Donnerstag, 2. Dezember 2010
Schade
Ich komme gerade vom Mittagessen mit meinem Kunden aus der Kantine zurück und wir sind gerade vor der Tür zum Büro angekommen, als eine Frau vorbeikommt und grüßt. Ich nehme gerade noch wahr, dass es eine hübsche Blondine ist. Wir erwidern den Gruß und betreten das Büro. Ich habe gerade meinen Mantel abgelegt, als sich die Tür wieder öffnet und die eben gesehene Blondine das Zimmer betritt. Sie eröffnet meinem Kunden wortreich, dass wir eingeladen seien, am Muffins-Essen teilzunehmen. Den genauen Grund für diese Einladung bekomme ich nicht mit, weil ich nicht so genau hinhöre. Ich bin zu sehr damit beschäftigt sie zu betrachten. Zu mir linst sie dabei nur hin und wieder kurz verstohlen herüber. Wir bedanken uns für die Einladung und mein Kunde versichert, dass wir uns das nicht entgehen lassen würden.

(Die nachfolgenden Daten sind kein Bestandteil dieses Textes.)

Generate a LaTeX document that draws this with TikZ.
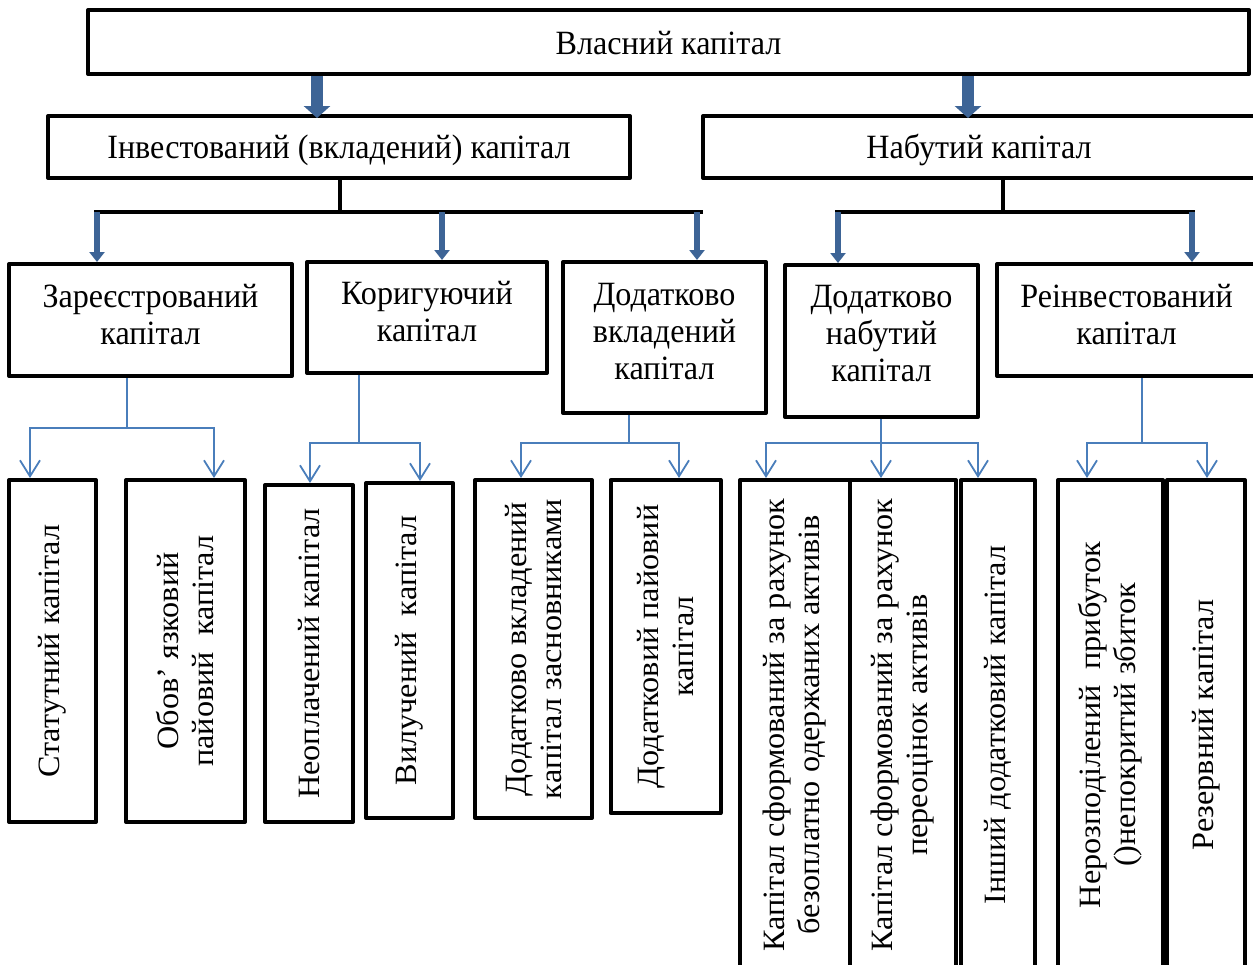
\documentclass[tikz,border=0pt]{standalone}
\usepackage{fontspec}
\setmainfont{Liberation Serif}
\newfontfamily\hfnt[FakeStretch=0.945]{Liberation Serif}
\newfontfamily\vfnt[FakeStretch=1.04]{Liberation Serif}
\usetikzlibrary{arrows.meta}
\definecolor{blk}{HTML}{3D6496}
\definecolor{thinb}{HTML}{4A7EBB}
\newcommand\lift[2]{\raisebox{#1}[\height][\depth]{\begin{tabular}{@{}c@{}}#2\end{tabular}}}
\tikzset{
  box/.style={draw=black, line width=4pt, rectangle, inner sep=2pt, align=center,
    font=\hfnt\fontsize{34}{37}\selectfont, line join=round},
  vbox/.style={box, rotate=90, font=\vfnt\fontsize{31}{35}\selectfont},
  bigarrow/.style={draw=blk, line width=12pt, -{Triangle[length=12pt,width=26pt]}, shorten >=-4pt},
  smallarrow/.style={draw=blk, line width=6pt, -{Triangle[length=10pt,width=15pt]}},
  bracket/.style={draw=black, line width=4pt},
  conn/.style={draw=thinb, line width=1.8pt},
  carrow/.style={conn, -{Straight Barb[length=16pt,width=20pt]}}
}
\begin{document}
\begin{tikzpicture}[x=1pt,y=-1pt]
\useasboundingbox (0,0) rectangle (1253,964);
\clip (0,0) rectangle (1253,964);
% level 0 and 1
\node[box, minimum width=1161pt, minimum height=64pt] (top) at (668.5,42) {\lift{-5pt}{Власний капітал}};
\node[box, minimum width=582pt, minimum height=62pt] (inv) at (339,147) {\lift{-4pt}{Інвестований (вкладений) капітал}};
\node[box, minimum width=552pt, minimum height=62pt] (nab) at (979,147) {\lift{-4pt}{Набутий капітал}};
% level 2
\node[box, minimum width=283pt, minimum height=112pt] (zar) at (150.5,320) {\lift{1.5pt}{Зареєстрований\\капітал}};
\node[box, minimum width=240pt, minimum height=111pt] (kor) at (427,317.5) {\lift{2pt}{Коригуючий\\капітал}};
\node[box, minimum width=203pt, minimum height=151pt] (dvk) at (664.5,337.5) {\lift{2pt}{Додатково\\вкладений\\капітал}};
\node[box, minimum width=193pt, minimum height=152pt] (dnk) at (881.5,341) {\lift{3.5pt}{Додатково\\набутий\\капітал}};
\node[box, minimum width=259pt, minimum height=112pt] (rei) at (1126.5,320) {\lift{1.5pt}{Реінвестований\\капітал}};
% level 3 (rotated)
\node[vbox, minimum width=342pt, minimum height=87pt] (stat) at (52.5,651) {Статутний капітал};
\node[vbox, minimum width=342pt, minimum height=119pt] (obov) at (185.5,651) {Обов’ язковий\\пайовий~~капітал};
\node[vbox, minimum width=337pt, minimum height=88pt] (neop) at (309,653.5) {Неоплачений капітал};
\node[vbox, minimum width=335pt, minimum height=87pt] (vyl) at (409.5,650.5) {Вилучений~~капітал};
\node[vbox, minimum width=338pt, minimum height=117pt] (dvkz) at (533.5,649) {Додатково вкладений\\капітал засновниками};
\node[vbox, minimum width=333pt, minimum height=110pt] (dpk) at (665.5,646.5) {Додатковий пайовий\\капітал};
\node[vbox, minimum width=490pt, minimum height=110pt] (ksf1) at (795,725) {Капітал сформований за рахунок\\безоплатно одержаних активів};
\node[vbox, minimum width=490pt, minimum height=106pt] (ksf2) at (903,725) {Капітал сформований за рахунок\\переоцінок активів};
\node[vbox, minimum width=490pt, minimum height=74pt] (insh) at (998,725) {Інший додатковий капітал};
\node[vbox, minimum width=490pt, minimum height=105pt] (ner) at (1110.5,725) {Нерозподілений~~прибуток\\()непокритий збиток};
\node[vbox, minimum width=490pt, minimum height=78pt] (rez) at (1206,725) {Резервний капітал};
% big arrows
\coordinate (ax1) at (317,0);
\coordinate (ax2) at (968,0);
\draw[bigarrow] (top.south -| ax1) -- (inv.north -| ax1);
\draw[bigarrow] (top.south -| ax2) -- (nab.north -| ax2);
% brackets
\coordinate (s1) at (340,212);
\coordinate (b1l) at (94,212);
\coordinate (b1r) at (703,212);
\coordinate (a11) at (97,212);
\coordinate (a12) at (442,212);
\coordinate (a13) at (697,212);
\draw[bracket] (inv.south -| s1) -- (s1);
\draw[bracket] (b1l) -- (b1r);
\draw[smallarrow] (a11) -- (zar.north -| a11);
\draw[smallarrow] (a12) -- (kor.north -| a12);
\draw[smallarrow] (a13) -- (dvk.north -| a13);
\coordinate (s2) at (1003,212);
\coordinate (b2l) at (835,212);
\coordinate (b2r) at (1195,212);
\coordinate (a21) at (838,212);
\coordinate (a22) at (1192,212);
\draw[bracket] (nab.south -| s2) -- (s2);
\draw[bracket] (b2l) -- (b2r);
\draw[smallarrow] (a21) -- (dnk.north -| a21);
\draw[smallarrow] (a22) -- (rei.north -| a22);
% thin connectors
\coordinate (j1) at (127,428);
\coordinate (x11) at (30,0);
\coordinate (x12) at (214,0);
\draw[conn] (zar.south -| j1) -- (j1);
\draw[carrow] (j1) -| (stat.east -| x11);
\draw[carrow] (j1) -| (obov.east -| x12);
\coordinate (j2) at (359,443);
\coordinate (x21) at (310,0);
\coordinate (x22) at (420,0);
\draw[conn] (kor.south -| j2) -- (j2);
\draw[carrow] (j2) -| (neop.east -| x21);
\draw[carrow] (j2) -| (vyl.east -| x22);
\coordinate (j3) at (629,443);
\coordinate (x31) at (521,0);
\coordinate (x32) at (679,0);
\draw[conn] (dvk.south -| j3) -- (j3);
\draw[carrow] (j3) -| (dvkz.east -| x31);
\draw[carrow] (j3) -| (dpk.east -| x32);
\coordinate (j4) at (881,443);
\coordinate (x41) at (766,0);
\coordinate (x42) at (881,0);
\coordinate (x43) at (978,0);
\draw[carrow] (dnk.south -| j4) -- (ksf2.east -| x42);
\draw[carrow] (j4) -| (ksf1.east -| x41);
\draw[carrow] (j4) -| (insh.east -| x43);
\coordinate (j5) at (1142,443);
\coordinate (x51) at (1087,0);
\coordinate (x52) at (1207,0);
\draw[conn] (rei.south -| j5) -- (j5);
\draw[carrow] (j5) -| (ner.east -| x51);
\draw[carrow] (j5) -| (rez.east -| x52);
\end{tikzpicture}
\end{document}
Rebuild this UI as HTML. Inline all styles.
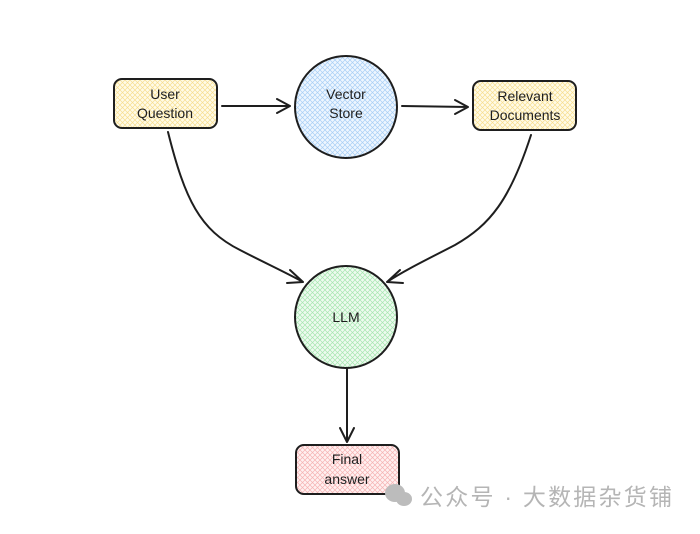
<!DOCTYPE html>
<html><head><meta charset="utf-8"><style>
html,body{margin:0;padding:0;background:#fff;}
svg{display:block;}
text{font-family:"Liberation Sans",sans-serif;}
</style></head><body>
<svg width="700" height="534" viewBox="0 0 700 534" xmlns="http://www.w3.org/2000/svg">
<defs>
<pattern id="hy" width="5" height="5" patternUnits="userSpaceOnUse"><rect width="5" height="5" fill="#fffbe8"/><path d="M0 0L5 5M5 0L0 5" stroke="#f7de8f" stroke-width="0.7"/></pattern>
<pattern id="hb" width="5" height="5" patternUnits="userSpaceOnUse"><rect width="5" height="5" fill="#eef6ff"/><path d="M0 0L5 5M5 0L0 5" stroke="#a8cff5" stroke-width="0.7"/></pattern>
<pattern id="hg" width="5" height="5" patternUnits="userSpaceOnUse"><rect width="5" height="5" fill="#eefbf0"/><path d="M0 0L5 5M5 0L0 5" stroke="#a7e6b0" stroke-width="0.7"/></pattern>
<pattern id="hr" width="5" height="5" patternUnits="userSpaceOnUse"><rect width="5" height="5" fill="#fff1f1"/><path d="M0 0L5 5M5 0L0 5" stroke="#f5b3b3" stroke-width="0.7"/></pattern>
</defs>
<g stroke="#1e1e1e" stroke-width="2" fill="none" stroke-linecap="round" stroke-linejoin="round">
<rect x="114" y="79" width="103" height="49" rx="8" fill="url(#hy)"/>
<circle cx="346" cy="107" r="51" fill="url(#hb)"/>
<rect x="473" y="81" width="103" height="49" rx="8" fill="url(#hy)"/>
<circle cx="346" cy="317" r="51" fill="url(#hg)"/>
<rect x="296" y="445" width="103" height="49" rx="8" fill="url(#hr)"/>
<path d="M222 106L290 106M277 99L290 106L277 113"/>
<path d="M402 106L468 107M455 100L468 107L455 114"/>
<path d="M168 132C185 200 200 230 240 250C265 263 285 272 303 282M290 270L303 282L287 283"/>
<path d="M531 135C510 200 490 225 455 245C430 258 405 270 387 282M400 270L387 282L403 283"/>
<path d="M347 368L347 442M340 428L347 442L354 428"/>
</g>
<g font-size="14" fill="#1e1e1e" text-anchor="middle">
<text x="165" y="99">User</text><text x="165" y="118">Question</text>
<text x="346" y="99">Vector</text><text x="346" y="118">Store</text>
<text x="525" y="101">Relevant</text><text x="525" y="120">Documents</text>
<text x="346" y="322">LLM</text>
<text x="347" y="464">Final</text><text x="347" y="484">answer</text>
</g>
<g fill="#bcbcbc"><ellipse cx="395" cy="493" rx="10" ry="9"/><ellipse cx="404" cy="499" rx="8" ry="7"/></g>
<text x="420" y="505" font-size="23" fill="#b5b5b5" style="font-family:'Liberation Sans','Noto Sans CJK SC',sans-serif" textLength="252">公众号 · 大数据杂货铺</text>
</svg>
</body></html>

Leider war das nur eine Floskel meines Kunden und schnell wieder vergessen. Er ist wohl der Meinung, dass ich für das viele Geld, das ich im Auftrag meines Arbeitgebers seinem Arbeitgeber abknöpfe, gefälligst zu arbeiten habe. Schade, ich hätte gerne die Bekanntschaft dieser geheimnisvollen Blondine gemacht.